I generally
prefer a stage production to that of a movie but not on this occasion. Shelagh
Delany’s first and most successful play, A Taste of Honey, is now showing
at The Lyttleton and, having loved
the movie version starring Dora Bryan and Rita Tushingham, I was very much looking
forward to seeing it. It is rarely
produced in London, since its debut at The Theatre Royal, Stratford East in
1958, so this is the first opportunity I’ve had to view it on stage.
Delany wrote A
Taste of Honey at nineteen years old in response to a Terence Rattigan play
she’d seen. Finding the production dull
and incapable of addressing social issues, she vowed she could do much
better. Thus her debut play about life
in a dingy Salford bedsit and featuring a hard-hearted, sexually active single
mother, sex with a black sailor, teenage pregnancy and a gay flat mate was
born. Quite a departure from the usual
1950’s fare of genteel drawing-room drama and thereby a landmark production.
The play opens
with schoolgirl, Jo making yet another home move with her mother, Helen and
right away we discover that this isn’t your normal mother/daughter
relationship. The garrulous and sluttish
Helen is much more interested in her new rich boyfriend, Peter, than caring for
her daughter, so it is not surprising that the girl turns elsewhere for love
and affection. Jimmie, the black sailor,
certainly provides affection but not necessarily love, as when Jo becomes pregnant
he has returned to the sea, unlikely ever to return. A kind of love does come into her life in the
shape of Geoffrey, a gentle homosexual art student, who tries hard to look
after her following her mother’s marriage to Peter and subsequent departure from
the flat. It’s just a shame that this marriage
also falls apart and Helen returns, thus ensuring that poor young Geoffrey has
to do the leaving.
So, not a happy
little piece, although the movie does have plenty of comic touches, thanks for
the most part to Dora Bryan, who manages to imbue the dreadful feckless Helen
with some humour. Lesley Sharp, on the other hand, does a great job capturing the
loose morals and tartiness of the woman, but the relentless nastiness, doesn’t
make for a sympathetic character.
Bijan Sheibani does try to lighten the mood by having the cast
dance to Paul Englishby’s jazzy
musical score at intervals during the play.

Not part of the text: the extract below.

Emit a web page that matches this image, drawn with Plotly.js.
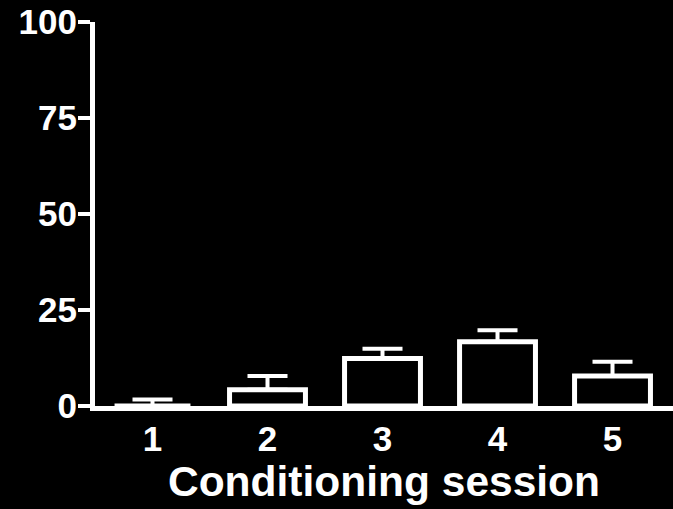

But this only highlights the lack of connection between audience and
cast and the incongruousness of what is actually happening to the characters on
stage. Hildegard Bechtler’s design of back to back terraced houses and
cobbled streets, whilst immensely clever, because of it’s elaborate size, also
adds to the lack of intimacy. I was
curiously unaffected by it all.
This is not to
say that the performances aren’t good. Lesley Sharpe is every inch the tart (for
the most part without the heart), whilst the excellent Kate O’Flynn makes the perfect waif-like, Jo, unable to hide her
fear at impending motherhood. Eric Kofi Abrefa’s Jimmie makes a
believable sailor, full of lovable charm and Harry Hepple brings much poignancy to his portrayal of the gay
Geoff.
I came away
feeling glad to have finally seen A Taste of Honey in the flesh, but sorry that
it didn’t live up to my expectations.